The Twelve Steps

I love the Twelve Step program. It's what Alcoholics Anonymous is based around, but the steps are useful for facing any addictive behaviour or problem that seems insurmountable. I used this several years ago when I was struggling with a chronic pain problem (see June archives) and really benefited. The first three steps seem humbling, and they are, but it's amazing how freeing humility can be!

1. We admitted we were powerless over the effects of our separation from God - that our lives had become unmanageable.

2. We came to believe that a power greater than ourselves could restore us to sanity.

3. We made a decision to turn our will and our lives over to the care of God.

4. We made a searching and fearless moral inventory of ourselves.

5. We admitted to God, to ourselves and to another the exact nature of our wrongs.

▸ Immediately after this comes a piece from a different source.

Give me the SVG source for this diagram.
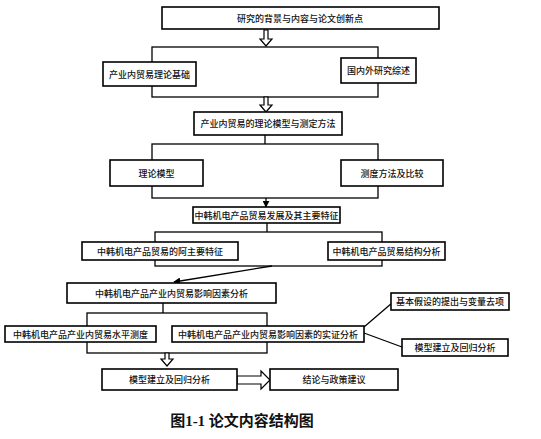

6. We were entirely ready to have God remove all these defects of character.

7. We humbly asked him to remove our shortcomings.

8. We made a list of all persons we had harmed and became willing to make amends to them all.

9. We made direct amends to those people wherever possible, except when to do so would harm them or others.

10. We continued to take personal inventory and when we were wrong, we promptly admitted it.

11. We sought through prayer and meditation to improve our conscious contact with God, praying only for knowledge of his will for us and the power to carry that out.

12. Having had such a spiritual awakening as a result of these steps, we tried to carry this message to others, and to practice these principles in all our affairs.